▶ **SET TASK**
Skip pictures; extract every line from the one with "Output the web" through the one with "d3.scaleLinear().domain([0, 6.5]).range([M.bottom, M.top]);", exactly as written.

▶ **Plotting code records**

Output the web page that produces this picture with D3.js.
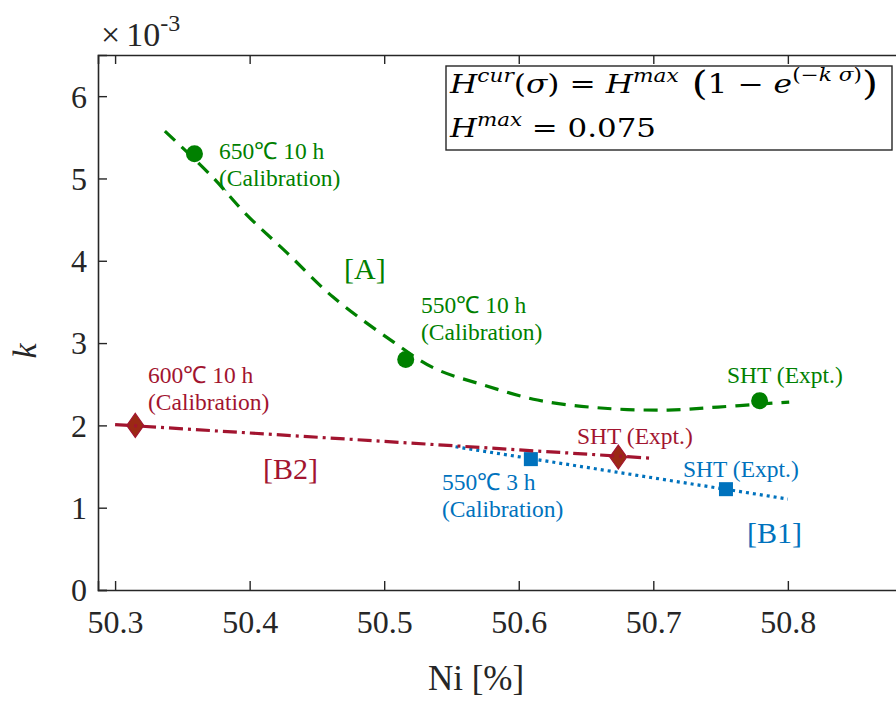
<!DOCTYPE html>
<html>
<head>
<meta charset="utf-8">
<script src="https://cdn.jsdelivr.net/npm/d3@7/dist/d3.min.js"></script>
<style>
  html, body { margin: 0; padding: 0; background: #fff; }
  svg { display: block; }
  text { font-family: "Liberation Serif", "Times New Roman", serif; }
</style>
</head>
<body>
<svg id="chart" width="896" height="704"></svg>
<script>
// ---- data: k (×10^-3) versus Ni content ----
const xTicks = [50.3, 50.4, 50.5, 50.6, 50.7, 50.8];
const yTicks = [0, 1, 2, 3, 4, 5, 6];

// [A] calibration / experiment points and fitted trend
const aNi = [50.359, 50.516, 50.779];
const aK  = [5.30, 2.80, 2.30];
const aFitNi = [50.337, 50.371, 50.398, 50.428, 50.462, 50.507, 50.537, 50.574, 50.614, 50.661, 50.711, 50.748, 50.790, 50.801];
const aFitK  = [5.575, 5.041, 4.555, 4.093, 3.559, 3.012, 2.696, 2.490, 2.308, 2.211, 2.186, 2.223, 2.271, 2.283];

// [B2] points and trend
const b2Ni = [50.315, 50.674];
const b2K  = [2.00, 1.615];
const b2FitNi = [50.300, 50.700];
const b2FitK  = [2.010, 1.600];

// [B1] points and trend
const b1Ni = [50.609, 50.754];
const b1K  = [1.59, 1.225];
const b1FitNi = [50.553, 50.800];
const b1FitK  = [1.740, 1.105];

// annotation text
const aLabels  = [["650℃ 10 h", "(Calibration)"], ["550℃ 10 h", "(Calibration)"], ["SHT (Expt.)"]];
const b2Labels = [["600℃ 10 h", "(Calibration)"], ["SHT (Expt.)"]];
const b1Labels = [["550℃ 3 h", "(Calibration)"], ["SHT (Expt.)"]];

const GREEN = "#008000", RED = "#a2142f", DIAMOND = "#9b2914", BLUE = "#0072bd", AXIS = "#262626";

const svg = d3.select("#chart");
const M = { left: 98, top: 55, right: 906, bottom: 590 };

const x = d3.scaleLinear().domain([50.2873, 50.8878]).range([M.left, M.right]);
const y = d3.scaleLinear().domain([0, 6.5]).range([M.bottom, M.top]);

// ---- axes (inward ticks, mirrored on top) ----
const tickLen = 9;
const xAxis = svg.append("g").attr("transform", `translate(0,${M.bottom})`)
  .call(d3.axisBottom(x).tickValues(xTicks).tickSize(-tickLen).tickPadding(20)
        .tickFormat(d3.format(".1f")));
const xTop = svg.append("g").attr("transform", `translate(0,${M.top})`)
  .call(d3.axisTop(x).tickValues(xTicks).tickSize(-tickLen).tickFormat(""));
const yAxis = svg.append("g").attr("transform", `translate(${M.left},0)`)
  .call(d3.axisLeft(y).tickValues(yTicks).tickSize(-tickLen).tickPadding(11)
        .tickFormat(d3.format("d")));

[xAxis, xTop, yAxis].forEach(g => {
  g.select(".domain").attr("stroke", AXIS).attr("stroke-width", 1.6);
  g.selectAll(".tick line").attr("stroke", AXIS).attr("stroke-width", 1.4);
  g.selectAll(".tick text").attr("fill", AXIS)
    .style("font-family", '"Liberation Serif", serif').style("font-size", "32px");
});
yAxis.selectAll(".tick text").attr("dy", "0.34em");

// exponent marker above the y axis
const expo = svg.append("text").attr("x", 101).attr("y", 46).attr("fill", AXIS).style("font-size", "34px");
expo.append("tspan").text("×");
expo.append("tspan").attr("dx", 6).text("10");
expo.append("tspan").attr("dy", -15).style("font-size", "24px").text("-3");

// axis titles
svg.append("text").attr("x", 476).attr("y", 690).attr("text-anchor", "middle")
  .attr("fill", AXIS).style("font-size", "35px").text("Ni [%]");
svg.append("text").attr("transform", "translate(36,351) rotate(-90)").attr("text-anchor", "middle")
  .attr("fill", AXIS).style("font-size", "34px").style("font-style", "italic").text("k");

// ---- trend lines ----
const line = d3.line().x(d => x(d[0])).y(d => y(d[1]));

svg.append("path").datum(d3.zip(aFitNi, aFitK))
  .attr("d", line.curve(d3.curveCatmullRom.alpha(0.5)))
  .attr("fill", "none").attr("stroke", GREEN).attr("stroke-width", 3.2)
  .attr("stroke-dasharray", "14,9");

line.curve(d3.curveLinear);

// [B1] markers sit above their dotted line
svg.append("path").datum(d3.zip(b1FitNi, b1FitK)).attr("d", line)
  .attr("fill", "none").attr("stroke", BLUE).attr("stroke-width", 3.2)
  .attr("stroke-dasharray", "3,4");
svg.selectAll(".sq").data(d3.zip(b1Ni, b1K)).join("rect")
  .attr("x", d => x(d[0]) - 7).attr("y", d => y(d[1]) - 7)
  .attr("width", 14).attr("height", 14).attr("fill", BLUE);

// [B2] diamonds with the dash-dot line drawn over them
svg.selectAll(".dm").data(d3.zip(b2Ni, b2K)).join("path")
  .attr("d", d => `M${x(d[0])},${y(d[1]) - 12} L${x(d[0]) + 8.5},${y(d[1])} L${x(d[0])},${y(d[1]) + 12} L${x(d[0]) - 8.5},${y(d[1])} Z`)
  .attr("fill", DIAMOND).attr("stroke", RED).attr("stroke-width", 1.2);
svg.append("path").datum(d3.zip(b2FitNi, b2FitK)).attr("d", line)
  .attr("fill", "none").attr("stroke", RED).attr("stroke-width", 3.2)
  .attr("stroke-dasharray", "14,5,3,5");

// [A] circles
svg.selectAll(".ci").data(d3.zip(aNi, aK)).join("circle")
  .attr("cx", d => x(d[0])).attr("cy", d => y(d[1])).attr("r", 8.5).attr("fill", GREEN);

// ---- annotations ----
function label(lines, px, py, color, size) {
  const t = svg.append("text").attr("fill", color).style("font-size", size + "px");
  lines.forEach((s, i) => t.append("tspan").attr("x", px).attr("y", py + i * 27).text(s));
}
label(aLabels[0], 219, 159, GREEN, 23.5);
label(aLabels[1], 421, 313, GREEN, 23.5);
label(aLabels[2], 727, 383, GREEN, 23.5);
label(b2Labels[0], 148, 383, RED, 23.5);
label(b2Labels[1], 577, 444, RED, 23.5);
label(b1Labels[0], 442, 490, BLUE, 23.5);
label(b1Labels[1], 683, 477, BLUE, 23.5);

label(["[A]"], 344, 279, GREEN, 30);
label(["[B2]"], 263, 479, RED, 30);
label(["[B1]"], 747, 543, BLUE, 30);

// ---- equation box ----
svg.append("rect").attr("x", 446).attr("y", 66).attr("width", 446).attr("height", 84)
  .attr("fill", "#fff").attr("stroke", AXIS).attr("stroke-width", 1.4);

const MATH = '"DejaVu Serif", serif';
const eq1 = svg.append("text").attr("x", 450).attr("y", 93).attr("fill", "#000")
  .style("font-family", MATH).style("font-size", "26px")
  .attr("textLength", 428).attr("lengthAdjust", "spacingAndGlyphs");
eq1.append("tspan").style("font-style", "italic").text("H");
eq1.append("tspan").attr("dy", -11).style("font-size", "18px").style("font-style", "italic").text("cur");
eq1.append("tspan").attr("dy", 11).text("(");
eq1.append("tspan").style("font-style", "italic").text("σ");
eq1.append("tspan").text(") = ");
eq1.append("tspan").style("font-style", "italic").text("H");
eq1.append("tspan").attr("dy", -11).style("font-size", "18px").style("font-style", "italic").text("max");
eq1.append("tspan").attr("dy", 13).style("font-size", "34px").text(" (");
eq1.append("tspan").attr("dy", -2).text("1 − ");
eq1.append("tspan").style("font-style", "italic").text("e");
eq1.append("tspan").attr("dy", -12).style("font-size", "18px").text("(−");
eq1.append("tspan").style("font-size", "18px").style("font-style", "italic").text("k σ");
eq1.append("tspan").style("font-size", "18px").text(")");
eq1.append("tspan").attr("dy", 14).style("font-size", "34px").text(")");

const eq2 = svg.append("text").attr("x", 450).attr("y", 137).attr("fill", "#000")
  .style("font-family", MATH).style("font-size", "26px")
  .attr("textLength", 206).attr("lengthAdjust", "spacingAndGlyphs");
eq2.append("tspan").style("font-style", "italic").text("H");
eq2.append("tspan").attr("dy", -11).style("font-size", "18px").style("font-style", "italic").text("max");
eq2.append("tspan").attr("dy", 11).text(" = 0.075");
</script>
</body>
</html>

==

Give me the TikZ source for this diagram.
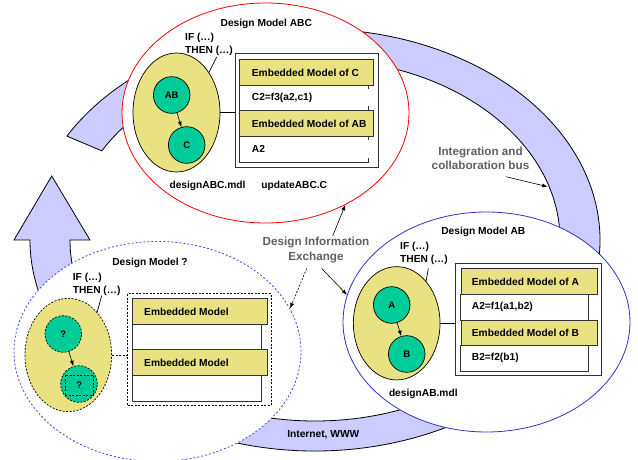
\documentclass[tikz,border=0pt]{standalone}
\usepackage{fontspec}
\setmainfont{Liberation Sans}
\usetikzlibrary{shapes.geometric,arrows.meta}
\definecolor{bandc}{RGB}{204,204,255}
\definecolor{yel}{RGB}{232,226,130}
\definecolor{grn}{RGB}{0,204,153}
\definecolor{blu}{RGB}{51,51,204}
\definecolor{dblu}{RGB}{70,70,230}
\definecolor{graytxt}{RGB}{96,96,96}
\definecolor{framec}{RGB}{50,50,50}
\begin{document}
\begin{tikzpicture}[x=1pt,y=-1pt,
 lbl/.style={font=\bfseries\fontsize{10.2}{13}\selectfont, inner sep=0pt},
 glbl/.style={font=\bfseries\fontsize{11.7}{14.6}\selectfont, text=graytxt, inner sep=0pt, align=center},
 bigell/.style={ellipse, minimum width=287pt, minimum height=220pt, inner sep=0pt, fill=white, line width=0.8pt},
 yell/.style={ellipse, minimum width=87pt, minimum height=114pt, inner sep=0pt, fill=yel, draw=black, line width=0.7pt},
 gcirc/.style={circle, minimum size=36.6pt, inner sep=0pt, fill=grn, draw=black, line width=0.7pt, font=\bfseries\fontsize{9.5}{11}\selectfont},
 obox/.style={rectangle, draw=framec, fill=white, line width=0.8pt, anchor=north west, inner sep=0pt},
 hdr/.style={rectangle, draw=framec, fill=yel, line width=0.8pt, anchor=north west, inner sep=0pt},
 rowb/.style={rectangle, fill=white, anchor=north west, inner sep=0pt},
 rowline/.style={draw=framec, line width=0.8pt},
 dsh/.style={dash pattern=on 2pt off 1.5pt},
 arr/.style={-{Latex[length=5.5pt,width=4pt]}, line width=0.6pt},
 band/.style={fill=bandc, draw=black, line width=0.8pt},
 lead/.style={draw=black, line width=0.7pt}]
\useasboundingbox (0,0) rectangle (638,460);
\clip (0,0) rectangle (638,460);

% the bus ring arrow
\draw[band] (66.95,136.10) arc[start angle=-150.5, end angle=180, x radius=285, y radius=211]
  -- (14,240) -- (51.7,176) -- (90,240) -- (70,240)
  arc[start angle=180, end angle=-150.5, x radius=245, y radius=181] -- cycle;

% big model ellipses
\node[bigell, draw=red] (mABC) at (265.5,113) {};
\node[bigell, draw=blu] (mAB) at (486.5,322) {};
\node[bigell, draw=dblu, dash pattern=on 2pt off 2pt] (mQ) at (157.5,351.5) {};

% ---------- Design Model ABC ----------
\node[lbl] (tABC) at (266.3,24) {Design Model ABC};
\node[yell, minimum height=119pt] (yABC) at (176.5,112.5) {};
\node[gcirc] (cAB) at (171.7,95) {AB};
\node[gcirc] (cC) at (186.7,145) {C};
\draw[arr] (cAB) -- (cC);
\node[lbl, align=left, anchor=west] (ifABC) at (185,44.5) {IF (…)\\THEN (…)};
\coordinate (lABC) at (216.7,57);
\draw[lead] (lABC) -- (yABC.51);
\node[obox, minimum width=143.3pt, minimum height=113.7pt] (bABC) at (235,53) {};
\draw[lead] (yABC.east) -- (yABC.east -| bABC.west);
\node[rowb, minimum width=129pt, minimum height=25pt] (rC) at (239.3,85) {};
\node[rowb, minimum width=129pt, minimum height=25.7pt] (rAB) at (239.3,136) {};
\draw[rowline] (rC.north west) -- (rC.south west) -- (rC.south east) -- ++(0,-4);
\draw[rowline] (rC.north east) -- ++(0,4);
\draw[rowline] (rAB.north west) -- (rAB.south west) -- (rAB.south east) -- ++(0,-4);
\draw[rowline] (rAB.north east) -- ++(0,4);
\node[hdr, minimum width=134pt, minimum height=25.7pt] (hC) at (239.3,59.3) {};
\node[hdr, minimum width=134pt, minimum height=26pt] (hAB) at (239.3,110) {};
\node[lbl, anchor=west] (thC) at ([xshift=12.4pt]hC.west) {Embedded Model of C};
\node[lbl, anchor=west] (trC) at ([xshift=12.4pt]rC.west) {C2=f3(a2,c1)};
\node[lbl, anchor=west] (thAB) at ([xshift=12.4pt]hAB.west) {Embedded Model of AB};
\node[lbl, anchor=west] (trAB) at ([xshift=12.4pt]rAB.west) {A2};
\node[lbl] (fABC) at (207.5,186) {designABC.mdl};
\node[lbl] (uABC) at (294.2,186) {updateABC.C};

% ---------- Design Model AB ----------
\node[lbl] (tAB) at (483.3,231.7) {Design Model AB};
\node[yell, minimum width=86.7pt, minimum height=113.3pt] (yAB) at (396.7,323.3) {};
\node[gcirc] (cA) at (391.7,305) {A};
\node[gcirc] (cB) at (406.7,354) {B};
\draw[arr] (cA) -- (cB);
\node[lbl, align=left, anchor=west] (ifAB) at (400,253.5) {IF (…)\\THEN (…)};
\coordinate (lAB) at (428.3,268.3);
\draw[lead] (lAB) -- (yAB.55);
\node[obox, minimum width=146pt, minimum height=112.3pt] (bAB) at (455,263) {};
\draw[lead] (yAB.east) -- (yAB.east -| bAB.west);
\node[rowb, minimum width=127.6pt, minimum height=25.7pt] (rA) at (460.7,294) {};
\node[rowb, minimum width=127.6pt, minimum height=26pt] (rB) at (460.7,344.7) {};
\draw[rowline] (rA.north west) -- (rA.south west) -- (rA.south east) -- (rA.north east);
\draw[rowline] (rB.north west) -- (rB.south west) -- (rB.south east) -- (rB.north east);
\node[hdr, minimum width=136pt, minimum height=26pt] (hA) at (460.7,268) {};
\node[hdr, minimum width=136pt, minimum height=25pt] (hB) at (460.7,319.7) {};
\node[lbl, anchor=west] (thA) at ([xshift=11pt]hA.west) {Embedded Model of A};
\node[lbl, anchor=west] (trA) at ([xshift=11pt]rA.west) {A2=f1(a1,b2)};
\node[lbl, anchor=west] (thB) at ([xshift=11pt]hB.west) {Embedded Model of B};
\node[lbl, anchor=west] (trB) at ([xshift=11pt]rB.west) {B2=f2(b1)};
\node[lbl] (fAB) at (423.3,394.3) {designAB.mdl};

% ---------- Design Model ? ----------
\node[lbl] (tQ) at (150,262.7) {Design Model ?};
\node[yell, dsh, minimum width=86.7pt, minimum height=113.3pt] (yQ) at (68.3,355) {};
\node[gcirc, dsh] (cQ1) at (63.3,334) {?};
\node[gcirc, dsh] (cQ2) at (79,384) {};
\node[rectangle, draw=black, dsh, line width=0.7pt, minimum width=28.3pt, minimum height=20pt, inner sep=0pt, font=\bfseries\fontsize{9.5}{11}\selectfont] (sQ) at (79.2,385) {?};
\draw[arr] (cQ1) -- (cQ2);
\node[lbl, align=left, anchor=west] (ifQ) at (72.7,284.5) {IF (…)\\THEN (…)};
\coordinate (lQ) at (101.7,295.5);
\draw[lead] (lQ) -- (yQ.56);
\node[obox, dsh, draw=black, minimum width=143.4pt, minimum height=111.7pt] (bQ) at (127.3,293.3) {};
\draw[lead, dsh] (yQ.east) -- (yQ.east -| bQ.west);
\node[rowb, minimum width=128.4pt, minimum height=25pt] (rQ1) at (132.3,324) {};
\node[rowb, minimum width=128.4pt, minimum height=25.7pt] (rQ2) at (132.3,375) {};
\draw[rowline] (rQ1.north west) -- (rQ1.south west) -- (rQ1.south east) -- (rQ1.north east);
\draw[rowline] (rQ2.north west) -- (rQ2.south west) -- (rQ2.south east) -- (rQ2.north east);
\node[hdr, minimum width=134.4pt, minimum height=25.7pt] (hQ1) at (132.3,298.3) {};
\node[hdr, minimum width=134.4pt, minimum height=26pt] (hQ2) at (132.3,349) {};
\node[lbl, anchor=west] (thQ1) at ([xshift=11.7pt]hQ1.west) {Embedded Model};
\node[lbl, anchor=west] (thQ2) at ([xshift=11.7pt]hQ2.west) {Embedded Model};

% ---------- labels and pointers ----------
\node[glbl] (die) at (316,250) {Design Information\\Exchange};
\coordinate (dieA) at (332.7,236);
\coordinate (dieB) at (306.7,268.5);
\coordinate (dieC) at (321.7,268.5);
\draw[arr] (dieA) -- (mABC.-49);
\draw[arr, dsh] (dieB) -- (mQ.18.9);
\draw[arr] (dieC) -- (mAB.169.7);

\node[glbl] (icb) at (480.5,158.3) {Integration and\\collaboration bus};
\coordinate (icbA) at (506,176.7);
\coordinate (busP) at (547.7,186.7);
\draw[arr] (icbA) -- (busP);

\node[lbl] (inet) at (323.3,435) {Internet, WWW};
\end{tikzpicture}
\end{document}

* * *

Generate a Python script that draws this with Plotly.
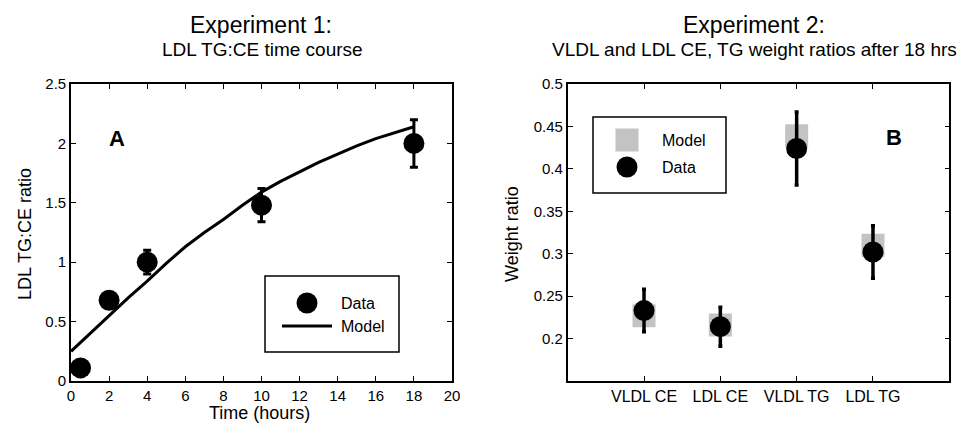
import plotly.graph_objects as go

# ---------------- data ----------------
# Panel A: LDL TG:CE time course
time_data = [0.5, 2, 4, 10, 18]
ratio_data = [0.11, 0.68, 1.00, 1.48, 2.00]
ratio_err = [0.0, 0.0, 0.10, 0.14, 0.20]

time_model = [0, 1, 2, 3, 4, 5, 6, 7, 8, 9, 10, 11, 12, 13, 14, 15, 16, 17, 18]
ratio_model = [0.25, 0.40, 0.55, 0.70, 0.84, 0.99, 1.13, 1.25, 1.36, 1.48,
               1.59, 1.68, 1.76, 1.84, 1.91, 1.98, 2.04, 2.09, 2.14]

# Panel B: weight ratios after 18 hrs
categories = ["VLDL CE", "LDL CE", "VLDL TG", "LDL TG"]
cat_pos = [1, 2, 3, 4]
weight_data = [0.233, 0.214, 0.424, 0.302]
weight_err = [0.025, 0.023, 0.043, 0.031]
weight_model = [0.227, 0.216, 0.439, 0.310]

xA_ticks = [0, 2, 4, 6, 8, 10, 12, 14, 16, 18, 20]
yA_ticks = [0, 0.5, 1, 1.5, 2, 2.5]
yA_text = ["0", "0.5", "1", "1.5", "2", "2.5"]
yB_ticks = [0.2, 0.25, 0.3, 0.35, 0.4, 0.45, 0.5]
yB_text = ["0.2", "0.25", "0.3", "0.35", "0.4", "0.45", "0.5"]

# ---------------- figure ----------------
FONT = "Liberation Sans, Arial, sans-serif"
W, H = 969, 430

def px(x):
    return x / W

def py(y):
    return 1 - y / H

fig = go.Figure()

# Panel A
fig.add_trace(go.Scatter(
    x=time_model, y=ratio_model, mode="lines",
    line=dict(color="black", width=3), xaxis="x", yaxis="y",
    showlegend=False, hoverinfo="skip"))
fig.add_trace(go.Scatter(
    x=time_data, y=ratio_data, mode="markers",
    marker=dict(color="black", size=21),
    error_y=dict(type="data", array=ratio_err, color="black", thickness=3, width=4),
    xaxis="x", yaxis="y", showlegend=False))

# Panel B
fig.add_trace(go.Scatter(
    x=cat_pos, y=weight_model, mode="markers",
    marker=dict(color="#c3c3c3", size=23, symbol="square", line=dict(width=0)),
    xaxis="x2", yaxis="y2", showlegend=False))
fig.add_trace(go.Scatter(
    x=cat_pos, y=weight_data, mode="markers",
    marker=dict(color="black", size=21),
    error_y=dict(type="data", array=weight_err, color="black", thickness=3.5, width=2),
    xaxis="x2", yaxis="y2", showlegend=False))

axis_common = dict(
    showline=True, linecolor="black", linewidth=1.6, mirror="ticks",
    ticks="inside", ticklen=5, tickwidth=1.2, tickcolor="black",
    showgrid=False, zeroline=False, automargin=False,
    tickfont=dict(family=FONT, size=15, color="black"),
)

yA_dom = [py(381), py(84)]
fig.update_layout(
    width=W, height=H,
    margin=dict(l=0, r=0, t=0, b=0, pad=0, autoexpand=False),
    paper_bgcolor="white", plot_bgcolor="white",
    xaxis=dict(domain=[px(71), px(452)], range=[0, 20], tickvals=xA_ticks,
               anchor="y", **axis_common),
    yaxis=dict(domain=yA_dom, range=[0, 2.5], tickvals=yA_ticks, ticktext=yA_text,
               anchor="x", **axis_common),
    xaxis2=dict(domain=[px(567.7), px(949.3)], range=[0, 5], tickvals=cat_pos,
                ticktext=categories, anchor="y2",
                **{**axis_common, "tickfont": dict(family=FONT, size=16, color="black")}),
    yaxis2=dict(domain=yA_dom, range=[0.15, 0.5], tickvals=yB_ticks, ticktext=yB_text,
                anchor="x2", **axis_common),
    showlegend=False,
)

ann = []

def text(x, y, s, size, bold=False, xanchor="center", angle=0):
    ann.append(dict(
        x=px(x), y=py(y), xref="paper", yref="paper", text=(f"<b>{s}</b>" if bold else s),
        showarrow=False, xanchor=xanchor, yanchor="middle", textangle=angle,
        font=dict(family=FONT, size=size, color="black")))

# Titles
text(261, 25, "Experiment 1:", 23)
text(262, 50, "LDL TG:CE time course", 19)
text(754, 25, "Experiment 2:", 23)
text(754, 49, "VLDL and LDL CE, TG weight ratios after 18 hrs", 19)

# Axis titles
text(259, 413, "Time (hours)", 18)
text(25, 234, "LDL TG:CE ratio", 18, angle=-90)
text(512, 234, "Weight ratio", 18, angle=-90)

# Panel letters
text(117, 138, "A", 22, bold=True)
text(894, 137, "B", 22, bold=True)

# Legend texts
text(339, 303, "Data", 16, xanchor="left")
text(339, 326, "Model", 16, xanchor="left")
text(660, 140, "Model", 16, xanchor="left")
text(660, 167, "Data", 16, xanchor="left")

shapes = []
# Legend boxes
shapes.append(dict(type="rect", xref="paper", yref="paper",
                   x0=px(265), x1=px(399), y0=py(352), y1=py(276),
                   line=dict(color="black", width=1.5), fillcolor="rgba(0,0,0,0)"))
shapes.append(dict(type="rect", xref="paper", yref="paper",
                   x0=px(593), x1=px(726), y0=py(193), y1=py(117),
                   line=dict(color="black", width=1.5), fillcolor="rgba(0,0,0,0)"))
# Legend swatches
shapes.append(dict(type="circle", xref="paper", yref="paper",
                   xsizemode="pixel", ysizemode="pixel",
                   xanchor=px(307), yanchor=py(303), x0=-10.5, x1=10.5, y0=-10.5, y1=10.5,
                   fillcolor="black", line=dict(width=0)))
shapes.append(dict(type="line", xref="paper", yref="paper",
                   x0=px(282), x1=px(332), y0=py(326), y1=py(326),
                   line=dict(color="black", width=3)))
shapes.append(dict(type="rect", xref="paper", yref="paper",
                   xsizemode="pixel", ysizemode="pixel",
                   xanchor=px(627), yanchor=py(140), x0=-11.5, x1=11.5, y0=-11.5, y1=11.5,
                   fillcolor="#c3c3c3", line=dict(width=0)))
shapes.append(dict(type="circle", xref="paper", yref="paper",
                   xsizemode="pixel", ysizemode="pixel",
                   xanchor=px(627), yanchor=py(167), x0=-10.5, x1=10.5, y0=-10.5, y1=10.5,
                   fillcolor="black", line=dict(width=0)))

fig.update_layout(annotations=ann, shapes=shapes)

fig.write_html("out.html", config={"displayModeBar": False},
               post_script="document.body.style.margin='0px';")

▶ **ANSWER**
Output the web page that produces this picture with D3.js.
<!DOCTYPE html>
<html>
<head>
<meta charset="utf-8">
<script src="https://cdn.jsdelivr.net/npm/d3@7/dist/d3.min.js"></script>
<style>
  html, body { margin: 0; padding: 0; background: #fff; }
  svg { display: block; }
  text { font-family: "Liberation Serif", "Times New Roman", serif; }
</style>
</head>
<body>
<svg id="chart" width="896" height="704"></svg>
<script>
// ---- data: k (×10^-3) versus Ni content ----
const xTicks = [50.3, 50.4, 50.5, 50.6, 50.7, 50.8];
const yTicks = [0, 1, 2, 3, 4, 5, 6];

// [A] calibration / experiment points and fitted trend
const aNi = [50.359, 50.516, 50.779];
const aK  = [5.30, 2.80, 2.30];
const aFitNi = [50.337, 50.371, 50.398, 50.428, 50.462, 50.507, 50.537, 50.574, 50.614, 50.661, 50.711, 50.748, 50.790, 50.801];
const aFitK  = [5.575, 5.041, 4.555, 4.093, 3.559, 3.012, 2.696, 2.490, 2.308, 2.211, 2.186, 2.223, 2.271, 2.283];

// [B2] points and trend
const b2Ni = [50.315, 50.674];
const b2K  = [2.00, 1.615];
const b2FitNi = [50.300, 50.700];
const b2FitK  = [2.010, 1.600];

// [B1] points and trend
const b1Ni = [50.609, 50.754];
const b1K  = [1.59, 1.225];
const b1FitNi = [50.553, 50.800];
const b1FitK  = [1.740, 1.105];

// annotation text
const aLabels  = [["650℃ 10 h", "(Calibration)"], ["550℃ 10 h", "(Calibration)"], ["SHT (Expt.)"]];
const b2Labels = [["600℃ 10 h", "(Calibration)"], ["SHT (Expt.)"]];
const b1Labels = [["550℃ 3 h", "(Calibration)"], ["SHT (Expt.)"]];

const GREEN = "#008000", RED = "#a2142f", DIAMOND = "#9b2914", BLUE = "#0072bd", AXIS = "#262626";

const svg = d3.select("#chart");
const M = { left: 98, top: 55, right: 906, bottom: 590 };

const x = d3.scaleLinear().domain([50.2873, 50.8878]).range([M.left, M.right]);
const y = d3.scaleLinear().domain([0, 6.5]).range([M.bottom, M.top]);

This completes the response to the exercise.